American Fiction – True/False?

4  Stars/4

For a movie experience of hilarity and pathos and a screwy, if not accurate, peek into the book publishing (and media) industry, I highly recommend “American Fiction.”  This is writer and producer Cord Jefferson’s directing debut and he got the tone and characters just right.  Based on Percival Everett’s novel Erased, this film examines the inane stereotypes our contemporary culture imposes on most of us.  In many cases it’s like pounding a square peg into a round hole – with enough muscle, it can be done – even if it doesn’t look right.

Let’s start with the star of this trope – Thelonious “Monk” Ellison (Jeffrey Wright), borrowed from the iconic black American jazz pianist and composer.  Our Monk is a sophisticated novelist of some renown whose writings, however diverse the subjects, have been glossed over and left him classified on book shelves as an “African-American writer.”  Monk comes from an upper middle class black family whose dad was a physician and whose two siblings have followed in their dad’s footsteps, to some degree. 

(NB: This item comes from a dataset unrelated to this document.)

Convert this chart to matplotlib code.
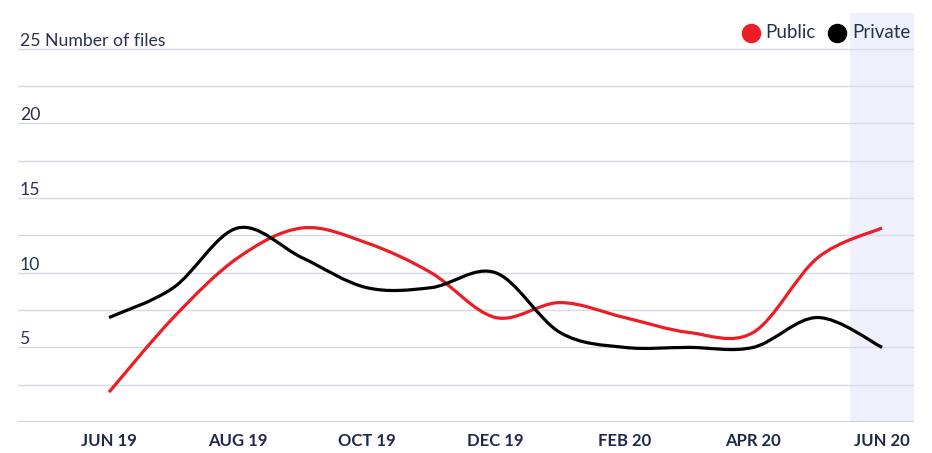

Sister Lisa (Tracee Ellis Ross) is an overworked physician in a neighborhood clinic.  Brother Cliff (Sterling K. Brown) is a west coast plastic surgeon who flaunts his recent “outing” as a gay man.  But Monk is the golden boy who inherited much of his father’s genius.  They all come together at the family’s beach home on the death of the family patriarch.  Mom (Leslie Uggams) is struggling with dementia while still holding by a tether to her children and her life.  In a running two-fold plot, we see the evolution of the Ellison family as well as Monk’s frustration with society’s obsession with blackness reduced to a cliché.

Monk’s agent, Arthur (John Ortiz), has just told Monk that his latest novel simply will not sell because I isn’t “black enough.”  To prove a point, Monk quickly hammers out a trashy black novel complete with bad-ass, gun toting characters.  He has authored the book as Stagg R. Lee (you can’t make up this stuff), a pseudonym because the author is ostensibly a fugitive from justice.  The publishers are all over the book – which is bound to be a best seller.  Monk is stunned and does everything in his power to dissuade the publishers from taking on the project, including retitling the book F-word.  No problem.  This is just the type of authentic blackness the white publishers are seeking.  And so it begins.

There is so much to recommend this movie, not the least of which is the careful selection of the characters.  But Wright is the real star.  Throughout the ridiculous turn of events, Monk remains true to himself and his intention to shine a light on the hypocrisy of the media in prolonging the lie of black mythology.  Wright is singularly masterful as he navigates the perils of sudden fame while staying grounded in his scholarly upbringing and his pursuit of reality.  All the while, the drama of his family life unfolds with a mixture of triumph and tragedy, joy and sorrow that pretty much represents our human condition.

This is a singularly fantastic movie that is not to be missed, and one which I will see again and again.  I saw this at the Park Plaza Cinema with friends Kathy, Tracey, Linda,  and the other Linda.